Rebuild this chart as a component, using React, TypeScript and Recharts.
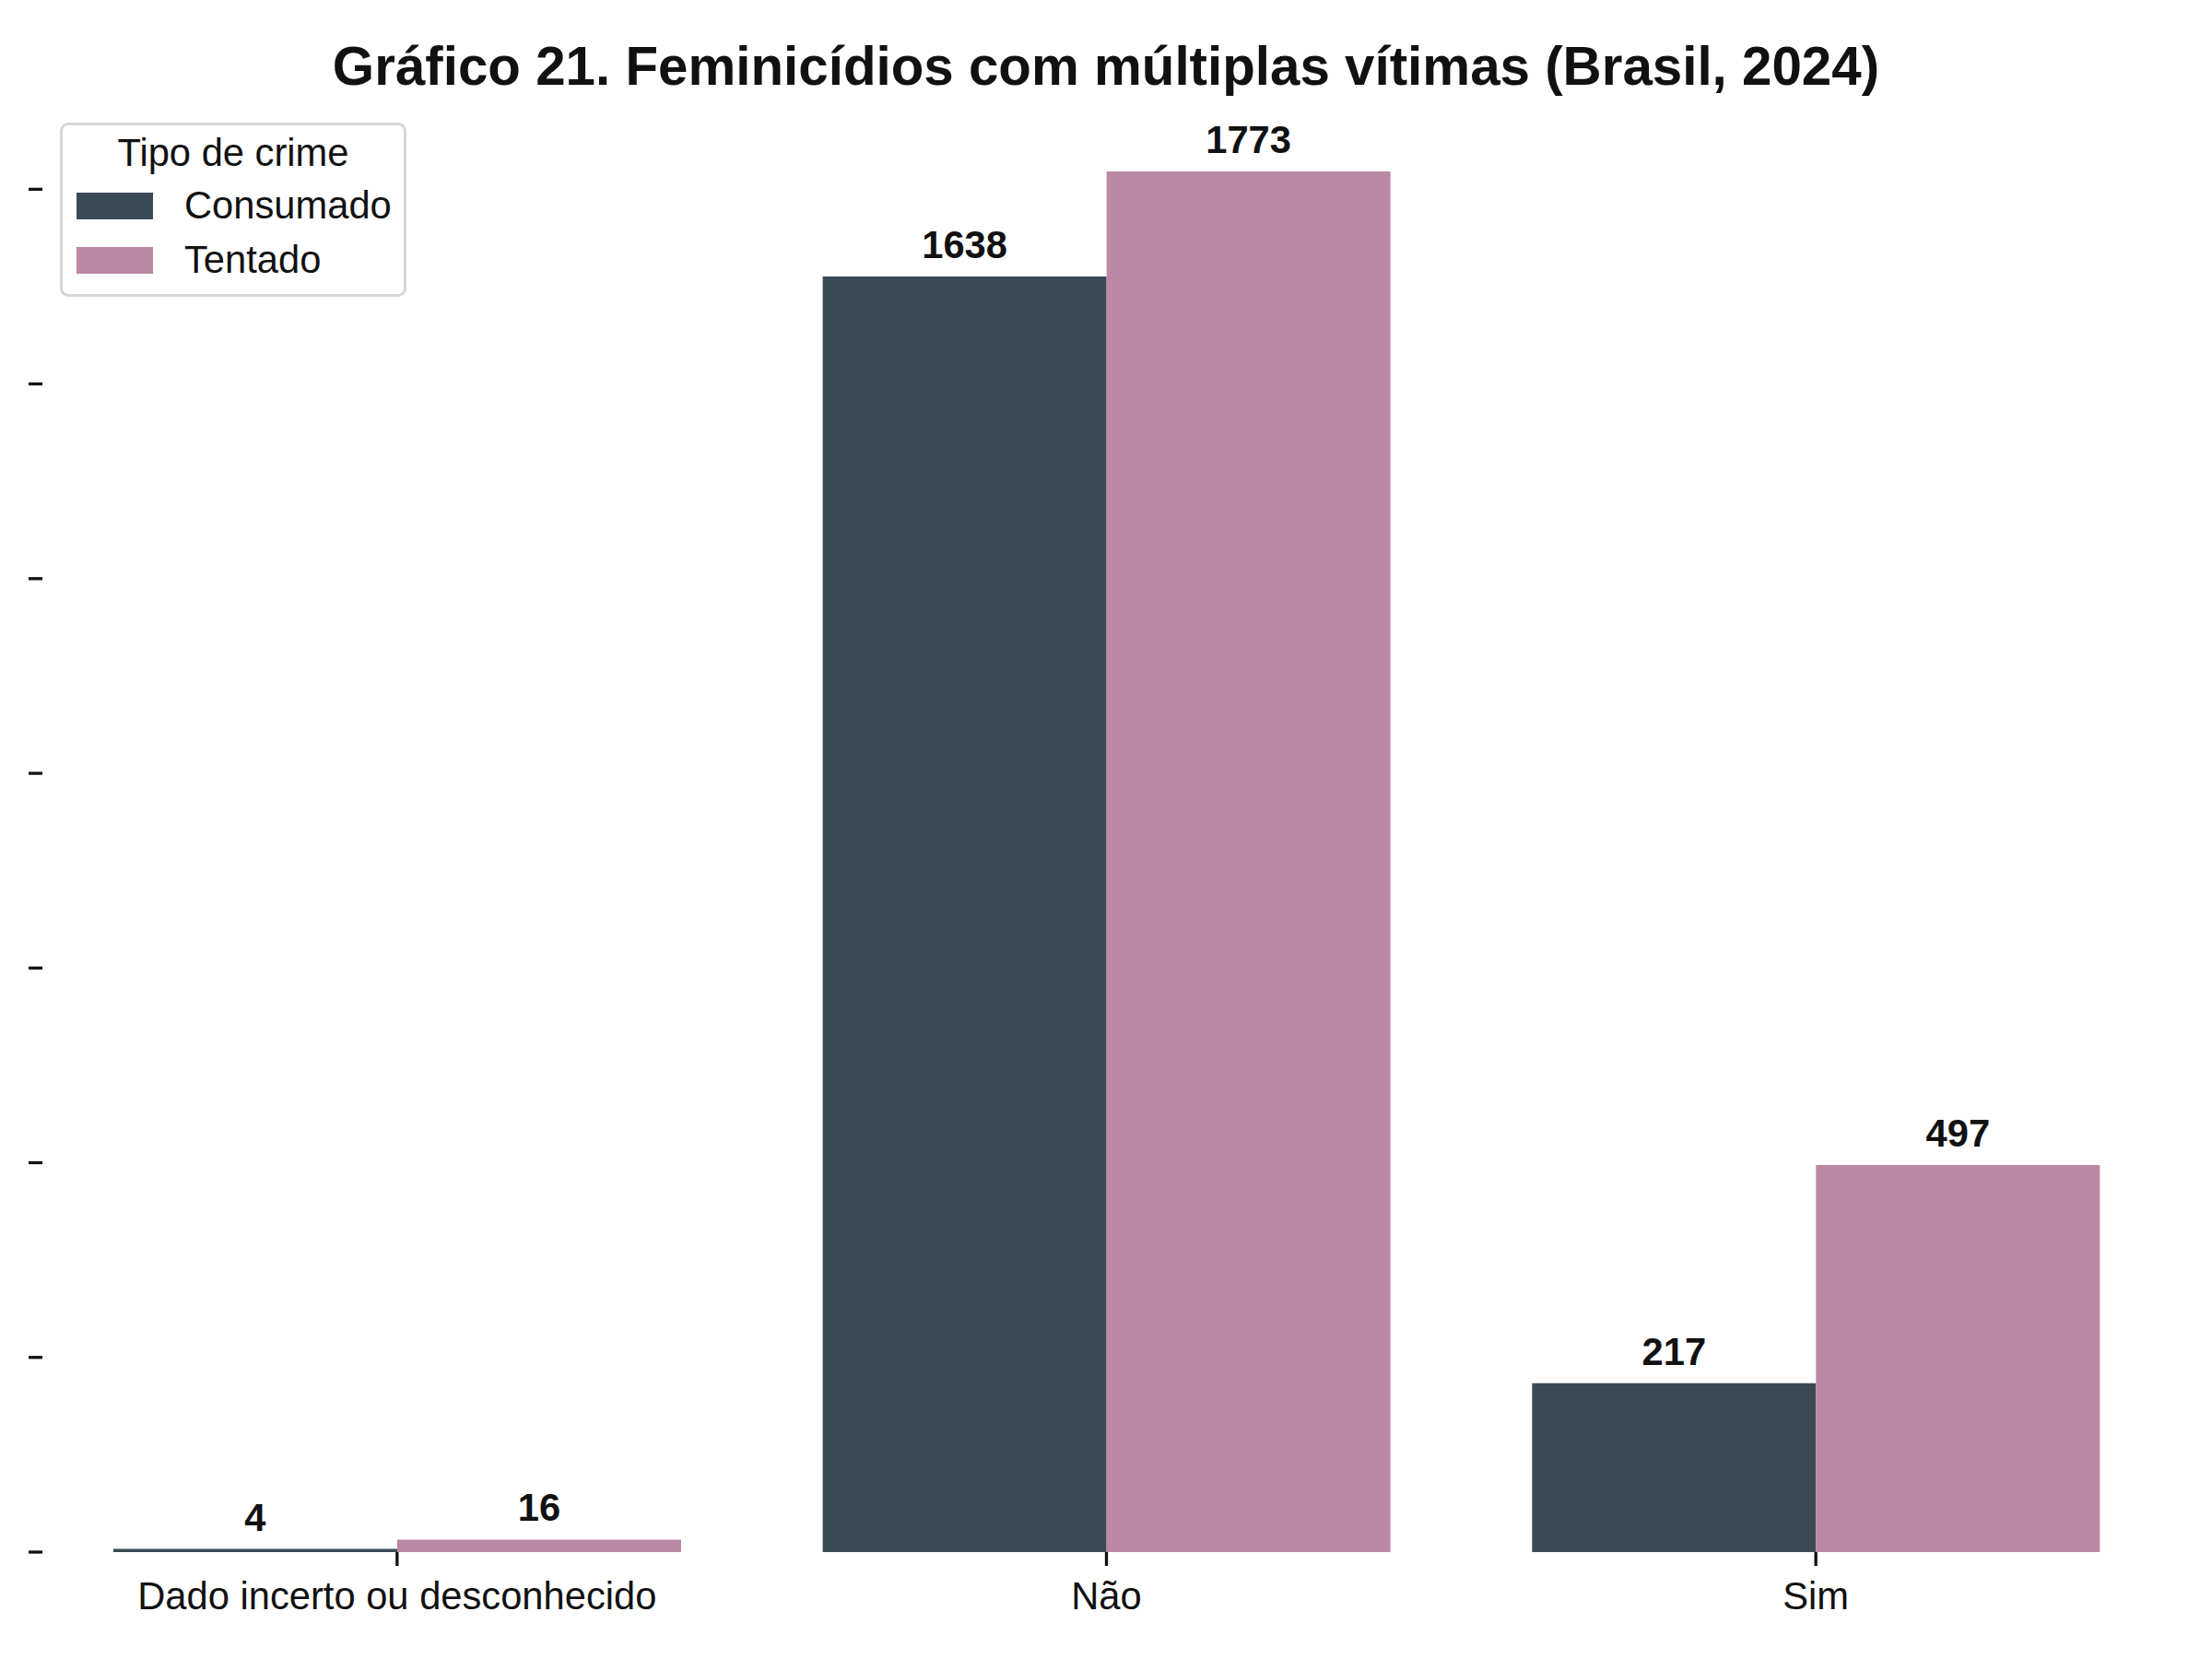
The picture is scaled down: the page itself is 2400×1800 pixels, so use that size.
import { BarChart, Bar, XAxis, YAxis, LabelList } from "recharts";

// Gráfico 21 — feminicídios com múltiplas vítimas (Brasil, 2024)
const CATEGORIES = ["Dado incerto ou desconhecido", "Não", "Sim"];
const CONSUMADO = [4, 1638, 217];
const TENTADO = [16, 1773, 497];
const SERIES = [
  { key: "consumado", name: "Consumado", color: "#3A4A55" },
  { key: "tentado", name: "Tentado", color: "#BB88A5" },
];
const Y_TICKS = [0, 250, 500, 750, 1000, 1250, 1500, 1750];

const FONT = '"Liberation Sans", Arial, Helvetica, sans-serif';
const FS = 41.7; // 10pt @ 300dpi
const INK = "#111";

const rows = CATEGORIES.map((cat, i) => ({
  cat,
  consumado: CONSUMADO[i],
  tentado: TENTADO[i],
}));

// matplotlib-style headroom: 5% above the tallest bar
const yMax = Math.max(...CONSUMADO, ...TENTADO) * 1.05;

export default function App() {
  return (
    <div
      style={{
        position: "absolute",
        left: 0,
        top: 0,
        width: 2400,
        height: 1800,
        background: "#fff",
        fontFamily: FONT,
      }}
    >
      <div
        style={{
          position: "absolute",
          left: 0,
          width: 2400,
          top: 43,
          textAlign: "center",
          fontSize: 58.3,
          lineHeight: "58.3px",
          fontWeight: "bold",
          color: INK,
          whiteSpace: "nowrap",
        }}
      >
        Gráfico 21. Feminicídios com múltiplas vítimas (Brasil, 2024)
      </div>

      <BarChart
        width={2400}
        height={1800}
        data={rows}
        margin={{ top: 111, right: 45, bottom: 0, left: 0 }}
        barCategoryGap="10%"
        barGap={0}
      >
        <XAxis
          dataKey="cat"
          axisLine={false}
          height={116}
          tickSize={15}
          tickMargin={17}
          tickLine={{ stroke: INK, strokeWidth: 3.3 }}
          tick={{ fontSize: FS, fill: INK, fontFamily: FONT }}
          interval={0}
        />
        <YAxis
          width={46}
          domain={[0, yMax]}
          ticks={Y_TICKS}
          interval={0}
          axisLine={false}
          tickSize={15}
          tickLine={{ stroke: INK, strokeWidth: 3.3 }}
          tickFormatter={() => ""}
          tick={{ fontSize: 1 }}
        />
        {SERIES.map((s) => (
          <Bar key={s.key} dataKey={s.key} name={s.name} fill={s.color} isAnimationActive={false}>
            <LabelList
              dataKey={s.key}
              position="top"
              offset={20}
              style={{ fontSize: FS, fontWeight: "bold", fill: INK, fontFamily: FONT }}
            />
          </Bar>
        ))}
      </BarChart>

      {/* legend box, matplotlib style */}
      <div
        style={{
          position: "absolute",
          left: 65,
          top: 133,
          width: 370,
          height: 183,
          border: "3px solid #d6d6d6",
          borderRadius: 9,
          background: "#fff",
        }}
      />
      <div
        style={{
          position: "absolute",
          left: 65,
          width: 376,
          top: 145,
          textAlign: "center",
          fontSize: FS,
          lineHeight: `${FS}px`,
          color: INK,
        }}
      >
        Tipo de crime
      </div>
      {SERIES.map((s, i) => (
        <div key={s.key}>
          <div
            style={{
              position: "absolute",
              left: 83,
              top: 209 + i * 59,
              width: 83,
              height: 29,
              background: s.color,
            }}
          />
          <div
            style={{
              position: "absolute",
              left: 200,
              top: 202 + i * 59,
              fontSize: FS,
              lineHeight: `${FS}px`,
              color: INK,
              whiteSpace: "nowrap",
            }}
          >
            {s.name}
          </div>
        </div>
      ))}
    </div>
  );
}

> _Task_: Please reproduce the listing exactly from its opening line through the line that contains "const yMax = Math.max(...CONSUMADO, ...TENTADO)", both included, with all pictures omitted.

> _Answer to the problem_:
Rebuild this chart as a component, using React, TypeScript and Recharts.
The picture is scaled down: the page itself is 2400×1800 pixels, so use that size.
import { BarChart, Bar, XAxis, YAxis, LabelList } from "recharts";

// Gráfico 21 — feminicídios com múltiplas vítimas (Brasil, 2024)
const CATEGORIES = ["Dado incerto ou desconhecido", "Não", "Sim"];
const CONSUMADO = [4, 1638, 217];
const TENTADO = [16, 1773, 497];
const SERIES = [
  { key: "consumado", name: "Consumado", color: "#3A4A55" },
  { key: "tentado", name: "Tentado", color: "#BB88A5" },
];
const Y_TICKS = [0, 250, 500, 750, 1000, 1250, 1500, 1750];

const FONT = '"Liberation Sans", Arial, Helvetica, sans-serif';
const FS = 41.7; // 10pt @ 300dpi
const INK = "#111";

const rows = CATEGORIES.map((cat, i) => ({
  cat,
  consumado: CONSUMADO[i],
  tentado: TENTADO[i],
}));

// matplotlib-style headroom: 5% above the tallest bar
const yMax = Math.max(...CONSUMADO, ...TENTADO) * 1.05;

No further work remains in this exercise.